Effects of Rotating Magnetic Fields on PEM Fuel Cell Performance
- 2018年第24卷 
外加磁场可以提高PEM（Proton Exchange Membrane，质子交换膜）燃料电池的工作性能，本文通过在PEM燃料电池表面分别附加正方形梯度磁场、同极性组合圆柱形磁场以及异极性组合圆柱形磁场，分析旋转磁场、静态磁场以及未加磁场3种磁场环境下燃料电池的输出功率密度变化. 研究发现，外部磁场的分布规律不同，磁场的变动对燃料电池的影响也不相同，尤其是异极性组合磁场，旋转的磁场使燃料电池的最大功率密度提高了21.27%，明显高于加载静态磁场时提高的11.70%. 旋转磁场产生的效果与磁场旋转速度有关，提高转速有利于增强磁场对燃料电池工作性能的影响，当转速为30 r·min-1时影响最大，随着转速进一步提高，影响效果逐渐变差。Proton Exchange Membrane (PEM) fuel cell performance may be improved by application of additional magnetic fields.
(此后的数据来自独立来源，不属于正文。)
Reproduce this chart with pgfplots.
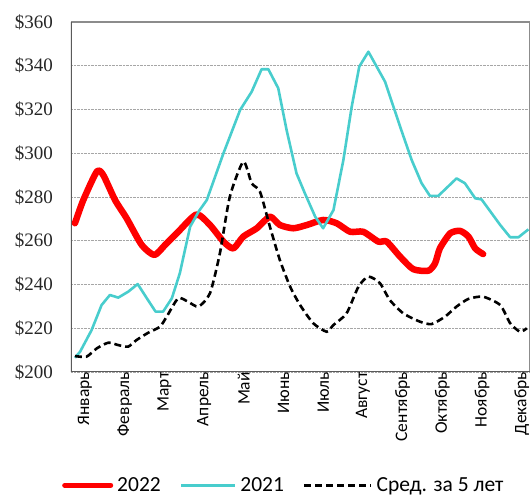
\documentclass[border=0pt]{standalone}
\usepackage{fontspec}
\setmainfont{Liberation Serif}
\newfontfamily\calfont{Carlito}
\usepackage{pgfplots}
\pgfplotsset{compat=1.18}
\definecolor{cyanline}{RGB}{72,205,205}
\definecolor{frameDark}{RGB}{90,90,90}
\definecolor{frameLight}{RGB}{140,140,140}
\begin{document}
\begin{tikzpicture}[x=1pt,y=1pt]
\begin{axis}[
  at={(71pt,128pt)}, anchor=south west,
  scale only axis, width=459pt, height=350pt,
  xmin=-0.10, xmax=11.46, ymin=200, ymax=360,
  xtick={0,1,2,3,4,5,6,7,8,9,10,11},
  xticklabels={Январь,Февраль,Март,Апрель,Май,Июнь,Июль,Август,Сентябрь,Октябрь,Ноябрь,Декабрь},
  xticklabel style={rotate=90, anchor=east, font=\calfont\fontsize{17.5}{20}\selectfont, text=black, inner sep=0pt, xshift=0pt, yshift=-10pt},
  ytick={200,220,240,260,280,300,320,340,360},
  yticklabels={\$200,\$220,\$240,\$260,\$280,\$300,\$320,\$340,\$360},
  yticklabel style={font=\fontsize{19}{22}\selectfont, text=black!85, anchor=east, inner sep=0pt, xshift=-18pt},
  major tick length=0pt,
  ymajorgrids, major grid style={gray!70, densely dotted, line width=0.9pt},
  axis line style={draw=none},
  legend columns=3,
  legend style={at={(-0.0196,-0.352)}, anchor=south west, draw=none, fill=none,
    font=\calfont\fontsize{21.5}{24}\selectfont, inner sep=0pt,
    /tikz/every odd column/.append style={column sep=2pt},
    /tikz/every even column/.append style={column sep=17pt}},
  legend cell align=left,
]
\draw[frameLight, line width=1.6pt] (rel axis cs:0,1) -- (rel axis cs:1,1) -- (rel axis cs:1,0);
\draw[frameDark, line width=2.2pt] (rel axis cs:0,1) -- (rel axis cs:0,0) -- (rel axis cs:1,0);

% 2022
\addplot[red, line width=6.5pt, line cap=round, line join=round, smooth, tension=0.4,
  legend image code/.code={\draw[red, line width=5pt] (0pt,0pt) -- (46pt,0pt);}] coordinates {
(0.00,268.0) (0.21,278.6) (0.55,291.6) (0.71,290.1) (1.01,278.6) (1.30,270.3)
(1.68,258.1) (2.00,253.5) (2.27,258.1) (2.60,264.1) (3.06,272.0) (3.40,267.2)
(3.74,259.6) (3.99,256.5) (4.24,261.9) (4.58,265.7) (4.91,271.0) (5.16,267.2)
(5.50,265.7) (5.84,267.2) (6.25,269.5) (6.59,268.0) (6.93,264.1) (7.26,264.1)
(7.64,259.6) (7.85,259.6) (8.19,252.7) (8.52,247.0) (8.90,246.3) (9.07,249.7)
(9.19,256.5) (9.45,263.4) (9.70,264.5) (9.91,261.9) (10.08,256.5) (10.28,253.9)
};
\addlegendentry{2022}

% 2021
\addplot[cyanline, line width=2.6pt, line join=round,
  legend image code/.code={\draw[cyanline, line width=2.6pt] (0pt,0pt) -- (54pt,0pt);}] coordinates {
(0.00,206.5) (0.13,209.3) (0.42,219.2) (0.67,230.6) (0.88,235.2) (1.09,234.0)
(1.34,236.7) (1.58,240.2) (1.81,233.7) (2.03,227.6) (2.22,227.6) (2.44,233.7)
(2.64,245.1) (2.90,266.4) (3.12,273.5) (3.32,278.6) (3.74,300.0) (4.16,319.8)
(4.45,328.1) (4.70,338.4) (4.87,338.4) (5.12,329.7) (5.33,310.6) (5.58,290.8)
(5.79,281.7) (6.05,271.0) (6.25,265.7) (6.51,274.0) (6.76,296.9) (6.97,321.3)
(7.16,339.6) (7.39,346.4) (7.81,332.7) (8.19,312.1) (8.48,296.9) (8.73,286.3)
(8.94,280.5) (9.15,280.5) (9.61,288.5) (9.82,286.3) (10.08,279.4) (10.24,278.9)
(10.71,267.2) (10.96,261.6) (11.17,261.6) (11.42,265.2)
};
\addlegendentry{2021}

% 5-year average
\addplot[black, line width=2.6pt, dash pattern=on 7pt off 4pt, smooth, tension=0.4,
  legend image code/.code={\draw[black, line width=2.6pt, dash pattern=on 7pt off 4pt] (0pt,0pt) -- (67pt,0pt);}] coordinates {
(0.00,207.3) (0.29,207.0) (0.55,210.8) (0.84,213.4) (1.09,212.3) (1.34,211.6)
(1.55,214.6) (1.85,218.0) (2.14,220.7) (2.31,225.3) (2.60,233.7) (2.85,232.1)
(3.11,229.9) (3.40,236.0) (3.65,254.3) (3.90,280.1) (4.24,296.1) (4.45,286.3)
(4.66,282.4) (4.91,266.4) (5.16,251.2) (5.42,239.0) (5.67,230.6) (6.00,222.3)
(6.34,218.4) (6.51,221.5) (6.84,226.8) (7.14,239.0) (7.39,243.6) (7.68,240.6)
(7.93,232.9) (8.27,226.8) (8.69,223.0) (8.98,221.9) (9.32,225.3) (9.61,229.9)
(9.91,233.4) (10.28,234.4) (10.71,230.6) (10.96,222.3) (11.21,218.4) (11.38,220.0)
};
\addlegendentry{Сред. за 5 лет}
\end{axis}
\pgfresetboundingbox
\path (0pt,0pt) rectangle (531pt,500pt);
\end{tikzpicture}
\end{document}
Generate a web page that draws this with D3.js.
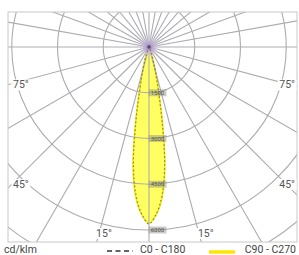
<!DOCTYPE html>
<html lang="en">
<head>
<meta charset="UTF-8">
<title>LDC</title>
<script src="https://d3js.org/d3.v7.min.js"></script>
<style>
  body { margin: 0; background: #fff; }
  svg { display: block; font-family: Roboto, "Noto Sans", sans-serif; }
</style>
</head>
<body>
<svg width="299" height="255"></svg>
<script>
    // gamma angles (deg from nadir) and intensities in cd/klm
    let gammas = [0, 2.5, 5, 7.5, 10, 12.5, 15, 17.5, 20, 25, 30, 40, 50, 60, 70, 80, 90];
    let c90 = [5780, 5500, 4950, 4000, 2550, 1400, 820, 450, 250, 110, 50, 20, 10, 5, 2, 0, 0];
    let c0 = [5800, 5480, 4880, 3920, 2480, 1350, 790, 430, 240, 100, 45, 18, 8, 4, 1, 0, 0];
    let rings = [1500, 3000, 4500, 6000, 7500, 9000, 10500];
    let ringLabels = [1500, 3000, 4500, 6000];
    let angleLabels = [15, 45, 75];

    let svg = d3.select("svg"),
        box = {x0: 8, y0: 12, x1: 297, y1: 242},
        cx = 149, cy = 47;

    let r = d3.scaleLinear().domain([0, 6000]).range([0, 183]);
    let rad = d => d * Math.PI / 180;

    let defs = svg.append("defs");
    defs.append("clipPath").attr("id", "clip")
        .append("rect")
        .attr("x", box.x0).attr("y", box.y0)
        .attr("width", box.x1 - box.x0).attr("height", box.y1 - box.y0);

    let grad = defs.append("radialGradient").attr("id", "glow");
    grad.append("stop").attr("offset", "0%").attr("stop-color", "#2a1a30");
    grad.append("stop").attr("offset", "25%").attr("stop-color", "#b49ad8").attr("stop-opacity", 0.8);
    grad.append("stop").attr("offset", "100%").attr("stop-color", "#e8e0f4").attr("stop-opacity", 0);

    let plot = svg.append("g").attr("clip-path", "url(#clip)");
    let g = plot.append("g").attr("transform", `translate(${cx},${cy})`);

    // full curve: mirror right half to left
    function curvePoints(vals) {
        let pts = [];
        for (let i = gammas.length - 1; i > 0; i--) pts.push([-rad(gammas[i]), vals[i]]);
        for (let i = 0; i < gammas.length; i++) pts.push([rad(gammas[i]), vals[i]]);
        return pts;
    }
    let line = d3.lineRadial()
        .angle(d => Math.PI - d[0])
        .radius(d => r(d[1]))
        .curve(d3.curveCatmullRom);

    g.append("path")
        .attr("d", line(curvePoints(c90)) + "Z")
        .attr("fill", "#ffff62")
        .attr("stroke", "#f2e600")
        .attr("stroke-width", 1.5);

    // grid
    let grid = g.append("g").attr("stroke", "#adabb2").attr("fill", "none").attr("stroke-width", 1.1);
    grid.selectAll("circle").data(rings).join("circle")
        .attr("r", d => r(d));
    let spokes = d3.range(-90, 91, 15)
        .concat(d3.range(100, 181, 10))
        .concat(d3.range(-100, -179, -10));
    grid.selectAll("line").data(spokes).join("line")
        .attr("x1", 0).attr("y1", 0)
        .attr("x2", d => 400 * Math.sin(rad(d)))
        .attr("y2", d => 400 * Math.cos(rad(d)));

    g.append("circle").attr("r", 11).attr("fill", "url(#glow)");

    g.append("path")
        .attr("d", line(curvePoints(c0)))
        .attr("fill", "none")
        .attr("stroke", "#6b6440")
        .attr("stroke-width", 1.3)
        .attr("stroke-dasharray", "1.5,2.5")
        .attr("opacity", 0.75);

    // ring value labels along the nadir axis
    let rl = g.selectAll("g.rl").data(ringLabels).join("g")
        .attr("transform", d => `translate(0,${r(d)})`);
    rl.append("rect").attr("x", -0.5).attr("y", -3.5).attr("width", 18).attr("height", 7)
        .attr("fill", "#8c8c7c").attr("opacity", 0.45);
    rl.append("text").attr("x", 8.5).attr("y", 2.2).attr("text-anchor", "middle")
        .attr("font-size", 6).attr("fill", "#555").text(d => d);

    svg.append("rect")
        .attr("x", box.x0).attr("y", box.y0)
        .attr("width", box.x1 - box.x0).attr("height", box.y1 - box.y0)
        .attr("fill", "none").attr("stroke", "#c8c8c8");

    // angle labels where the spokes leave the (inset) box
    let inset = 5;
    angleLabels.forEach(a => {
        let t = Math.tan(rad(a));
        let w = cx - box.x0 - inset, h = box.y1 - inset - cy;
        let pos;
        if (w / t > h) pos = {dx: h * t, y: box.y1 - inset, side: false};
        else pos = {dx: w, y: cy + w / t + 5, side: true};
        [-1, 1].forEach(s => {
            let x = pos.side ? (s < 0 ? box.x0 + inset : box.x1 - 2) : cx + s * pos.dx - 2;
            let anchor = pos.side && s > 0 ? "end" : "start";
            let lab = svg.append("g");
            let bg = lab.append("rect").attr("fill", "#fff");
            let txt = lab.append("text")
                .attr("x", x).attr("y", pos.y)
                .attr("text-anchor", anchor)
                .attr("font-size", 10.5).attr("fill", "#555")
                .text(a + "°");
            let bb = txt.node().getBBox();
            bg.attr("x", bb.x - 1.5).attr("y", bb.y + 1)
                .attr("width", bb.width + 3).attr("height", bb.height - 2);
        });
    });

    // legend
    let lg = svg.append("g").attr("font-size", 10.5).attr("fill", "#444");
    lg.append("text").attr("x", 4).attr("y", 253).text("cd/klm");
    lg.append("line").attr("x1", 107).attr("x2", 133).attr("y1", 251).attr("y2", 251)
        .attr("stroke", "#333").attr("stroke-width", 1.6).attr("stroke-dasharray", "5,3.5");
    lg.append("text").attr("x", 140).attr("y", 253).text("C0 - C180");
    lg.append("line").attr("x1", 209).attr("x2", 235).attr("y1", 252).attr("y2", 252)
        .attr("stroke", "#ffe600").attr("stroke-width", 3.5);
    lg.append("text").attr("x", 296).attr("y", 253).attr("text-anchor", "end").text("C90 - C270");
</script>
</body>
</html>
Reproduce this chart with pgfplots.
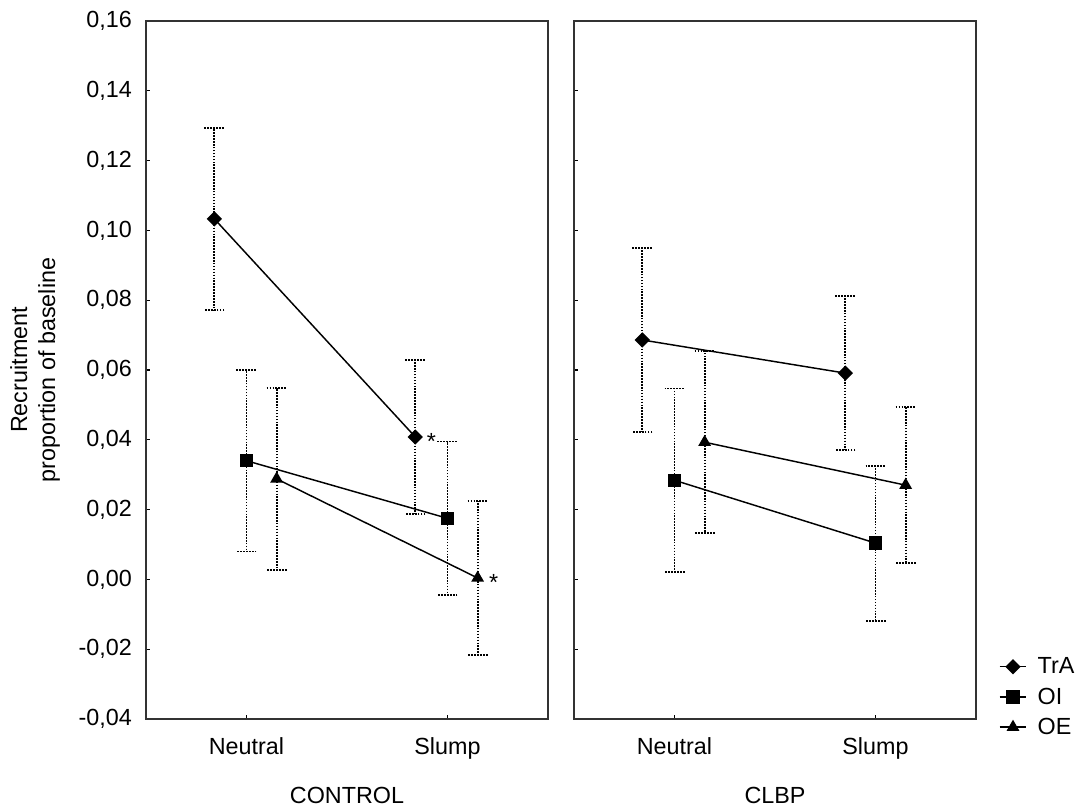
\documentclass[border=0pt]{standalone}
\usepackage{pgfplots}
\pgfplotsset{compat=1.18}
\usepackage{fontspec}
\setmainfont{Liberation Sans}

\def\fnt{\fontsize{17.5}{21}\selectfont}

\pgfplotsset{
  panel/.style={
    scale only axis, width=301.5pt, height=523.5pt,
    xmin=0.5, xmax=2.5, ymin=-0.04, ymax=0.16,
    xtick={1,2}, xticklabels={Neutral,Slump},
    ytick={-0.04,-0.02,0,0.02,0.04,0.06,0.08,0.10,0.12,0.14,0.16},
    xtick pos=bottom, ytick pos=left, tick align=inside,
    major tick length=3pt,
    axis line style={line width=1.5pt, black!80},
    every tick/.style={black, line width=1pt},
    tick label style={font=\fnt},
    label style={font=\fnt},
    yticklabel style={/pgf/number format/.cd, use comma, fixed, fixed zerofill,
      precision=2, assume math mode=true, /tikz/.cd, anchor=east, inner sep=0pt, xshift=-10.5pt},
    xticklabel style={anchor=north, inner sep=0pt, yshift=-14pt},
    xlabel style={at={(axis description cs:0.5,0)}, anchor=center, yshift=-57pt},
    clip=false,
    legend image code/.code={
      \draw[mark repeat=2, mark phase=2, #1] plot coordinates {(0pt,0pt) (10pt,0pt) (20pt,0pt)};
      \path (26pt,0pt);},
  },
  ser/.style={black, line width=1.1pt, mark size=4.5pt,
    error bars/y dir=both, error bars/y explicit,
    error bars/error bar style={line width=1.4pt, dash pattern=on 1.2pt off 1pt},
    error bars/error mark options={rotate=90, mark size=7.5pt, line width=1.4pt,
      dash pattern=on 1.2pt off 1pt}},
  dia/.style={mark=square*, mark options={solid, fill=black, rotate=45, mark size=3.5pt}},
  sqr/.style={mark=square*, mark options={solid, fill=black}},
  tri/.style={mark=triangle*, mark options={solid, fill=black}},
}

\begin{document}
\begin{tikzpicture}[font=\fnt]
\useasboundingbox (-109.5pt,-69.75pt) rectangle (702.75pt,539.25pt);

% CONTROL
\begin{axis}[panel, xlabel={CONTROL}]
  \addplot+[ser, dia] coordinates {
    (0.84,0.1033) +- (0,0.0261)
    (1.84,0.0408) +- (0,0.0220)};
  \addplot+[ser, sqr] coordinates {
    (1.00,0.0340) +- (0,0.0260)
    (2.00,0.0175) +- (0,0.0220)};
  \addplot+[ser, tri] coordinates {
    (1.15,0.0288) +- (0,0.0261)
    (2.15,0.0004) +- (0,0.0221)};
  \node[xshift=12pt, yshift=-3.5pt] at (axis cs:1.84,0.0408) {*};
  \node[xshift=12pt, yshift=-3.5pt] at (axis cs:2.15,0.0004) {*};
\end{axis}

% CLBP
\begin{axis}[panel, at={(321pt,0pt)}, xlabel={CLBP}, yticklabels={},
  legend style={draw=none, fill=none, at={(rel axis cs:1,0)}, anchor=west,
    xshift=14pt, yshift=16.5pt, font=\fnt, row sep=5pt},
  legend cell align=left]
  \addplot+[ser, dia] coordinates {
    (0.84,0.0686) +- (0,0.0263)
    (1.85,0.0591) +- (0,0.0221)};
  \addlegendentry{TrA}
  \addplot+[ser, sqr] coordinates {
    (1.00,0.0284) +- (0,0.0263)
    (2.00,0.0104) +- (0,0.0222)};
  \addlegendentry{OI}
  \addplot+[ser, tri] coordinates {
    (1.15,0.0393) +- (0,0.0261)
    (2.15,0.0270) +- (0,0.0223)};
  \addlegendentry{OE}
\end{axis}

\node[rotate=90, align=center, font=\fnt] at (-83.25pt,261.75pt)
  {Recruitment\\proportion of baseline};
\end{tikzpicture}
\end{document}
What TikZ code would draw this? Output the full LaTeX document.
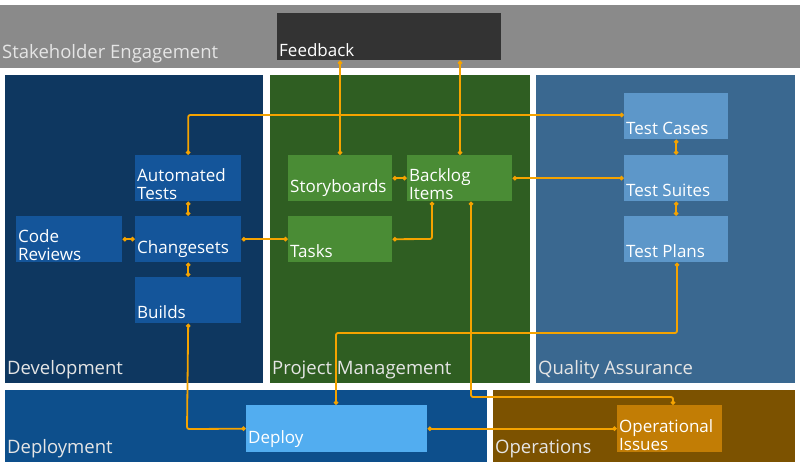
\documentclass[tikz,border=0pt]{standalone}
\usepackage{fontspec}
\setmainfont{Open Sans}
\usetikzlibrary{arrows.meta}
\definecolor{stakecolor}{HTML}{8A8A8A}
\definecolor{feedcolor}{HTML}{333333}
\definecolor{devcolor}{HTML}{0E3760}
\definecolor{devbox}{HTML}{14559A}
\definecolor{pmcolor}{HTML}{2F5E22}
\definecolor{pmbox}{HTML}{4A8C35}
\definecolor{qacolor}{HTML}{3A6890}
\definecolor{qabox}{HTML}{5D97C9}
\definecolor{depcolor}{HTML}{0D4F8C}
\definecolor{depbox}{HTML}{52ADF0}
\definecolor{opscolor}{HTML}{7C5200}
\definecolor{opsbox}{HTML}{C27D05}
\definecolor{linkcolor}{HTML}{F5A300}

\tikzset{
    area/.style 2 args = {anchor = north west, inner sep = 0pt, minimum width = #1, minimum height = #2},
    region/.style = {font = \fontsize{18.5}{20}\selectfont\color{white!90!black}, inner sep = 2pt},
    item/.style = {font = \fontsize{17}{18}\selectfont\color{white}, align = left, inner sep = 2pt},
    link/.style = {linkcolor, line width = 1.8pt, rounded corners = 2pt,
        {Turned Square[length = 5pt, width = 5pt]}-{Turned Square[length = 5pt, width = 5pt]}}
}

\begin{document}
\begin{tikzpicture}[x = 1pt, y = -1pt]
        \useasboundingbox [fill = white] (0, 0) rectangle (800, 467);
        % Regions
        \node [area = {800pt}{63pt}, fill = stakecolor] (stake) at (0, 5) {};
        \node [area = {258pt}{308pt}, fill = devcolor] (dev) at (5, 75) {};
        \node [area = {260pt}{308pt}, fill = pmcolor] (pm) at (270, 75) {};
        \node [area = {259pt}{308pt}, fill = qacolor] (qa) at (536, 75) {};
        \node [area = {482pt}{72pt}, fill = depcolor] (dep) at (5, 390) {};
        \node [area = {302pt}{72pt}, fill = opscolor] (ops) at (493, 390) {};
        \node [region, anchor = south west] at ([yshift = 3pt]stake.south west) {Stakeholder Engagement};
        \node [region, anchor = south west] at ([yshift = 2pt]dev.south west) {Development};
        \node [region, anchor = south west] at ([yshift = 2pt]pm.south west) {Project Management};
        \node [region, anchor = south west] at ([yshift = 2pt]qa.south west) {Quality Assurance};
        \node [region, anchor = south west] at ([yshift = 2pt]dep.south west) {Deployment};
        \node [region, anchor = south west] at ([yshift = 2pt]ops.south west) {Operations};
        % Boxes
        \node [area = {224pt}{47pt}, fill = feedcolor] (feedback) at (277, 13) {};
        \node [area = {106pt}{46pt}, fill = devbox] (autotests) at (135, 155) {};
        \node [area = {106pt}{46pt}, fill = devbox] (reviews) at (16, 216) {};
        \node [area = {106pt}{46pt}, fill = devbox] (changesets) at (135, 216) {};
        \node [area = {106pt}{46pt}, fill = devbox] (builds) at (135, 277) {};
        \node [area = {104pt}{46pt}, fill = pmbox] (storyboards) at (288, 155) {};
        \node [area = {105pt}{46pt}, fill = pmbox] (backlog) at (407, 155) {};
        \node [area = {104pt}{46pt}, fill = pmbox] (tasks) at (288, 216) {};
        \node [area = {104pt}{46pt}, fill = qabox] (testcases) at (624, 93) {};
        \node [area = {104pt}{46pt}, fill = qabox] (testsuites) at (624, 155) {};
        \node [area = {104pt}{46pt}, fill = qabox] (testplans) at (624, 216) {};
        \node [area = {181pt}{47pt}, fill = depbox] (deploy) at (246, 405) {};
        \node [area = {105pt}{47pt}, fill = opsbox] (opissues) at (617, 405) {};
        % Labels
        \node [item, anchor = south west] at ([yshift = 2pt]feedback.south west) {Feedback};
        \node [item, anchor = south west] at (autotests.south west) {Automated\\Tests};
        \node [item, anchor = south west] at (reviews.south west) {Code\\Reviews};
        \node [item, anchor = south west] at ([yshift = 3pt]changesets.south west) {Changesets};
        \node [item, anchor = south west] at ([yshift = 3pt]builds.south west) {Builds};
        \node [item, anchor = south west] at ([yshift = 3pt]storyboards.south west) {Storyboards};
        \node [item, anchor = south west] at (backlog.south west) {Backlog\\Items};
        \node [item, anchor = south west] at ([yshift = 3pt]tasks.south west) {Tasks};
        \node [item, anchor = south west] at ([yshift = 3pt]testcases.south west) {Test Cases};
        \node [item, anchor = south west] at ([yshift = 3pt]testsuites.south west) {Test Suites};
        \node [item, anchor = south west] at ([yshift = 3pt]testplans.south west) {Test Plans};
        \node [item, anchor = south west] at ([yshift = 3pt]deploy.south west) {Deploy};
        \node [item, anchor = south west] at (opissues.south west) {Operational\\Issues};
        % Links
        \draw [link] (autotests.north) -- ++(0, -40) -- (testcases.west |- 0, 115);
        \draw [link] (autotests) -- (changesets);
        \draw [link] (changesets) -- (builds);
        \draw [link] (reviews) -- (changesets);
        \draw [link] (changesets) -- (tasks);
        \draw [link] (storyboards) -- (backlog);
        \draw [link] (tasks.east) -- (432, 239) -- (backlog.south -| 432, 0);
        \draw [link] (feedback.south -| 340, 0) -- (storyboards.north -| 340, 0);
        \draw [link] (feedback.south -| 460, 0) -- (backlog.north -| 460, 0);
        \draw [link] (backlog.east) -- (testsuites.west);
        \draw [link] (testcases) -- (testsuites);
        \draw [link] (testsuites) -- (testplans);
        \draw [link] (testplans.south -| 677, 0) -- (677, 333) -- (336, 333) -- (deploy.north -| 336, 0);
        \draw [link] (backlog.south -| 471, 0) -- (471, 397) -- (673, 397) -- (opissues.north -| 673, 0);
        \draw [link] (builds.south) -- (187, 429) -- (deploy.west);
        \draw [link] (deploy.east) -- (opissues.west);
    \end{tikzpicture}
\end{document}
In this work, one square permanent magnet, made of either 16 combination cylinder magnets with homopolarity or 16 combination cylinder magnets with heteropolarity, was exerted on the fuel cell surface to produce additional magnetic field affecting PEM fuel cell performance. The influences of magnetic field status (rotating, static and none) on polarization and power density curves measured in a PEM fuel cell were investigated. The results verified the benefit of magnetic field, proving that the magnetic field distribution could improve the fuel cell output. Especially, the rotating combination magnet with heteropolarity enlarged the power density by 21.27%, which has advantage to the static magnetic field of 11.70% enhancement. Finally, the rotating speed was related to the fuel cell output power. High rotating speed was beneficial to the performance improvement, and the maximum power density was obtained at 30 r·min-1. However, the performance became worse upon further acceleration.